Flow/ODE viewpoints: rectified-flow and flow-matching styles for faster or cleaner trajectories.
Few-step distillation: LCM/ADD-style acceleration for practical latency.
Multimodal conditioning: richer text encoders, prompt rewriting, and control adapters.

import numpy as np
import matplotlib
if not hasattr(matplotlib.rcParams, '_get'):
    matplotlib.rcParams._get = matplotlib.rcParams.get
import matplotlib.pyplot as plt

plt.style.use('default')
np.set_printoptions(precision=4, suppress=True)
rng = np.random.default_rng(0)

5. Toy Code: Why Latent Space Helps#

We simulate compression + latent denoising with a linear toy autoencoder (PCA-style) to illustrate compute reduction intuition.

n, d = 2600, 12
z_true = rng.normal(size=(n, 2))
W = rng.normal(size=(2, d))
X = z_true @ W + 0.2 * rng.normal(size=(n, d))

Xc = X - X.mean(axis=0, keepdims=True)
_, _, Vt = np.linalg.svd(Xc, full_matrices=False)
Wenc = Vt[:2].T

z = Xc @ Wenc
z_noisy = z + 0.55 * rng.normal(size=z.shape)
z_denoised = 0.78 * z_noisy
Xrec = z_denoised @ Wenc.T + X.mean(axis=0, keepdims=True)

print('Pixel-space dim :', d)
print('Latent dim      :', z.shape[1])
print('Compression      :', f"{d / z.shape[1]:.1f}x")
print('Toy recon MSE    :', np.mean((X - Xrec) ** 2))

6. Few-Step vs Many-Step Sampling Intuition#

Distillation and deterministic samplers reduce denoising calls.
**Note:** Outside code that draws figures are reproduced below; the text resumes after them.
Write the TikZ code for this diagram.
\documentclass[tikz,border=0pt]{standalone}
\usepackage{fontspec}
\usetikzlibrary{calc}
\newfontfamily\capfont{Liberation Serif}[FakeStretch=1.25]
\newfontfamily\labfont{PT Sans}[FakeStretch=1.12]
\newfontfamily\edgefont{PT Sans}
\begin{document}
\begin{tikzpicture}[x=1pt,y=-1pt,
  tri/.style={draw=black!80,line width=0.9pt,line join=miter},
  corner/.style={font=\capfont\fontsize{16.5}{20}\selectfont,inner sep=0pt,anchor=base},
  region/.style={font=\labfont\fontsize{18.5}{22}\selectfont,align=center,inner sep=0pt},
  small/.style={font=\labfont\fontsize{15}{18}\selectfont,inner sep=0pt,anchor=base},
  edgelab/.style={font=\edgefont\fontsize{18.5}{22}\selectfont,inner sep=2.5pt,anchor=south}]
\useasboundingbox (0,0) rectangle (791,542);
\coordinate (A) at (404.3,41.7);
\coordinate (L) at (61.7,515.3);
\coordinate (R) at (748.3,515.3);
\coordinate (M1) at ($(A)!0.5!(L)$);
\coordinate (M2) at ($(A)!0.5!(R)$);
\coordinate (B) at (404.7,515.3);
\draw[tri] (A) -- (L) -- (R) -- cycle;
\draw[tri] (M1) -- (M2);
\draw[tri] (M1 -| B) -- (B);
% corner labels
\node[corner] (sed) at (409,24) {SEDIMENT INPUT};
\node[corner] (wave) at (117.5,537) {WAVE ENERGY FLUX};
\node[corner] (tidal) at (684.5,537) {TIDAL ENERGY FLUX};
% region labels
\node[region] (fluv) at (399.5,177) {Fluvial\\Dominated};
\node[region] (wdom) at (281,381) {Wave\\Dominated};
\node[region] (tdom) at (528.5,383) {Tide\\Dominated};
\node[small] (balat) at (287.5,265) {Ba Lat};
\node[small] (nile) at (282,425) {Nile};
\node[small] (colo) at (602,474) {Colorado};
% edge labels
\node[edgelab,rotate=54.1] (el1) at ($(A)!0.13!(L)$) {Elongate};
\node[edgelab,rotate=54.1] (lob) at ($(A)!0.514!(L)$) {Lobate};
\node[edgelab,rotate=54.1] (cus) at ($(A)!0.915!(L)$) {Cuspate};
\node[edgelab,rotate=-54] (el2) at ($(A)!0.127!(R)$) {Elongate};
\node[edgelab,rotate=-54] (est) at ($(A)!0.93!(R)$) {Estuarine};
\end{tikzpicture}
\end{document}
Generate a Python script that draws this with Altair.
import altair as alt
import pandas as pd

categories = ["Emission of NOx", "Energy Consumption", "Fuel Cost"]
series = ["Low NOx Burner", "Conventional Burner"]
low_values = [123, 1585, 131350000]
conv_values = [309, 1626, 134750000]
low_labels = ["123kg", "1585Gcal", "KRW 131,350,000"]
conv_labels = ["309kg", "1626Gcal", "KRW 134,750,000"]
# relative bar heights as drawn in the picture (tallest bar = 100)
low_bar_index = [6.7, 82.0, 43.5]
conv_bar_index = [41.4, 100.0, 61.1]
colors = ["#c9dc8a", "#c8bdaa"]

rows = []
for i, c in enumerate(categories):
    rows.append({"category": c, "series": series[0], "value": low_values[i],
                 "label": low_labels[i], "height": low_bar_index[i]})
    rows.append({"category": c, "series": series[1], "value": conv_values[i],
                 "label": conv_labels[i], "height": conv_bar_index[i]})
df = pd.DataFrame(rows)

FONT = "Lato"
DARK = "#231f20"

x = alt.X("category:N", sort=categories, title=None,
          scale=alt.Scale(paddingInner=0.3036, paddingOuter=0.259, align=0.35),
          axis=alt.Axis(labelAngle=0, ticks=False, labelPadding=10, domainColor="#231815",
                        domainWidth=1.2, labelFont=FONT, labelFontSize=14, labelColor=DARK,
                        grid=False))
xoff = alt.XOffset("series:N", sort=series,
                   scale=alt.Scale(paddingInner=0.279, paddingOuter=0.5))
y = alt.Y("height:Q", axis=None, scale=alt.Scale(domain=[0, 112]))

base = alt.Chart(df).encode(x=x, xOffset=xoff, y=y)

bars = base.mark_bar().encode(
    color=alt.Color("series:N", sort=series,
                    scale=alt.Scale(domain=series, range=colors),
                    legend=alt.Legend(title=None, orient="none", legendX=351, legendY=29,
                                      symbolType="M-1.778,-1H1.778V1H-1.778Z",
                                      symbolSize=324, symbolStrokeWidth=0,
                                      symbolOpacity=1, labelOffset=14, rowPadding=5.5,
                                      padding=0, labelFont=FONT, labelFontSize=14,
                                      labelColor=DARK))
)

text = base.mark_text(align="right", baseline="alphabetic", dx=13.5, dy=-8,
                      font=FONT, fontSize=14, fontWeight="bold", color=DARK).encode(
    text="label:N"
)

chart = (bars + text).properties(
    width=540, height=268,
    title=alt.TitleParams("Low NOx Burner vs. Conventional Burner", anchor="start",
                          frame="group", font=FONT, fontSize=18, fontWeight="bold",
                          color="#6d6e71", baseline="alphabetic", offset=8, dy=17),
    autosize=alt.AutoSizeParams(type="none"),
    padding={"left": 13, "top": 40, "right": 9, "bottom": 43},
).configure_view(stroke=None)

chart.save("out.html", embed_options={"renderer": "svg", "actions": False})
The speed-quality frontier is model-dependent, but the principle is universal:

many steps: usually higher fidelity and diversity,
few steps: lower latency and better deployment viability.
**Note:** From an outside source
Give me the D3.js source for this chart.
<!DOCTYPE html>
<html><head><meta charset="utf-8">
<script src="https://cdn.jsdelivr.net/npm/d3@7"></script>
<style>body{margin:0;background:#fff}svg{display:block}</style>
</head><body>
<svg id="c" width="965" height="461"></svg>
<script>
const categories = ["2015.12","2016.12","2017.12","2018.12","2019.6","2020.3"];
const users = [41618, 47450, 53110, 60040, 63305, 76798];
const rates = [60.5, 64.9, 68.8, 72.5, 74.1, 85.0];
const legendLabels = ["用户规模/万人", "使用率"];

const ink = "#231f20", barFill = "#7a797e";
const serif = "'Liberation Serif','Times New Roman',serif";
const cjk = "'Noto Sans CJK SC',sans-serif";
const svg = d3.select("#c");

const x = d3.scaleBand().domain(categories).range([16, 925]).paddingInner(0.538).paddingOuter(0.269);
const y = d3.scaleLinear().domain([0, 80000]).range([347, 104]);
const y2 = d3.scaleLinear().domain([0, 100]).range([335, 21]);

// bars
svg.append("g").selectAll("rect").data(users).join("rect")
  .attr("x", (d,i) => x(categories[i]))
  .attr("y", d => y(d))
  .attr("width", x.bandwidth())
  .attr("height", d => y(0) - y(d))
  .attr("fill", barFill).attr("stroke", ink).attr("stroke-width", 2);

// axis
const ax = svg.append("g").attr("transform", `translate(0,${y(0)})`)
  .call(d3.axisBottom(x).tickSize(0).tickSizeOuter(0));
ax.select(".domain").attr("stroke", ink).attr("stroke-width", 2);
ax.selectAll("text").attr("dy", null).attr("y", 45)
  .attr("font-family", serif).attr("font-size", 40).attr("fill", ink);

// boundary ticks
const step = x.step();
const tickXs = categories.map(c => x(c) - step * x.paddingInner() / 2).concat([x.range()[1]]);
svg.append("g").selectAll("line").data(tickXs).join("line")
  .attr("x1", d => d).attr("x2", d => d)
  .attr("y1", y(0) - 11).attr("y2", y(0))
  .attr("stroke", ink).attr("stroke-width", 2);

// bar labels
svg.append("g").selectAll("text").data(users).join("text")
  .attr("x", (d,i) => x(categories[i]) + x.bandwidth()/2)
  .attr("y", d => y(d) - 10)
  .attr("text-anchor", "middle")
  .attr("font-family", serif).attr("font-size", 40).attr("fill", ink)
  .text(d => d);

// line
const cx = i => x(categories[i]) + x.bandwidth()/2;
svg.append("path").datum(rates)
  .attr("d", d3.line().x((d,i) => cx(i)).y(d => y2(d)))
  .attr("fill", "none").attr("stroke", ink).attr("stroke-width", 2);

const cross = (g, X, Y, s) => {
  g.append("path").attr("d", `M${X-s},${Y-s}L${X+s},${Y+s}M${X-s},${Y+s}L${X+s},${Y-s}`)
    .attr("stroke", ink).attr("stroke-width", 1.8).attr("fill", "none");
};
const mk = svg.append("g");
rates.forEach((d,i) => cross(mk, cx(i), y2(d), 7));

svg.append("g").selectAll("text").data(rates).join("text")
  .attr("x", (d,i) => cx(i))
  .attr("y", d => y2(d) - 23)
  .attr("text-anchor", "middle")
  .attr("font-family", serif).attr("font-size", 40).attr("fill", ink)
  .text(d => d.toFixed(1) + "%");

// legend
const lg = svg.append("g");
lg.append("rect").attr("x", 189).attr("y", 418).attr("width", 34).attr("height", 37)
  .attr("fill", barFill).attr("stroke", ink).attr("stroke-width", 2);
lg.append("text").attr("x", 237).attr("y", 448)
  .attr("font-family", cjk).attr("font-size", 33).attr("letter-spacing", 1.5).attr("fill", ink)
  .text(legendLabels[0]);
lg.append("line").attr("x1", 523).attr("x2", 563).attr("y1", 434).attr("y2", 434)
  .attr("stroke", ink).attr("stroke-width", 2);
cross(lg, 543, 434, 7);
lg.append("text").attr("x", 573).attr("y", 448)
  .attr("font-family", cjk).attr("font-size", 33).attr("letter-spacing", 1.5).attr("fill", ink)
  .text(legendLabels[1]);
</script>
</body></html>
# Step-coarsening illustration.
dense = np.arange(100)
sparse_12 = np.linspace(99, 0, 12, dtype=int)
sparse_4 = np.linspace(99, 0, 4, dtype=int)

print('Dense schedule length:', len(dense))
print('12-step schedule    :', sparse_12)
print('4-step schedule     :', sparse_4)

7. Toy Code: Video Latent Denoising Intuition#

This is a minimal spatiotemporal denoising sketch (not a full video diffusion model), included to connect concepts used by modern video systems.

Tvid, H, W = 12, 26, 26
video = np.zeros((Tvid, H, W))
yy, xx = np.indices((H, W))

for t in range(Tvid):
    cx = 6 + t
    cy = 13
    video[t] = np.exp(-((xx - cx) ** 2 + (yy - cy) ** 2) / 20.0)

noisy = video + 0.34 * rng.normal(size=video.shape)
den = noisy.copy()
for t in range(1, Tvid - 1):
    den[t] = 0.22 * noisy[t - 1] + 0.56 * noisy[t] + 0.22 * noisy[t + 1]

fig, ax = plt.subplots(3, 4, figsize=(10.8, 7.8))
idx = np.linspace(0, Tvid - 1, 4, dtype=int)
for j, t in enumerate(idx):
    ax[0, j].imshow(video[t], cmap='magma', vmin=0, vmax=1)
    ax[0, j].set_title(f'Clean t={t}')
    ax[0, j].axis('off')

    ax[1, j].imshow(noisy[t], cmap='magma', vmin=0, vmax=1)
    ax[1, j].set_title(f'Noisy t={t}')
    ax[1, j].axis('off')

    ax[2, j].imshow(den[t], cmap='magma', vmin=0, vmax=1)
    ax[2, j].set_title(f'Denoised t={t}')
    ax[2, j].axis('off')

plt.tight_layout()
plt.show()

8. How to Read New Diffusion Papers Efficiently#

For any new model, extract these first:

Representation: pixel or latent? spatial only or spatiotemporal?
Backbone: UNet, DiT, MMDiT, hybrid?
Objective: \(\epsilon\) / \(x_0\) / \(v\) / flow-matching / consistency?
Sampler: SDE, ODE, DDIM-like, distilled few-step?
Compute profile: training budget, inference steps, VRAM footprint.

This checklist makes comparisons much less ambiguous.

Final Summary#

Latent diffusion remains the key systems-level idea enabling high-resolution and multimodal generation.
Current frontier models combine transformer denoisers, stronger latent tokenization, and faster samplers/distillation.
Video diffusion has rapidly advanced through large open models with explicit spatiotemporal latent design.
You now have paper and Hugging Face starting points for both foundational and cutting-edge model families.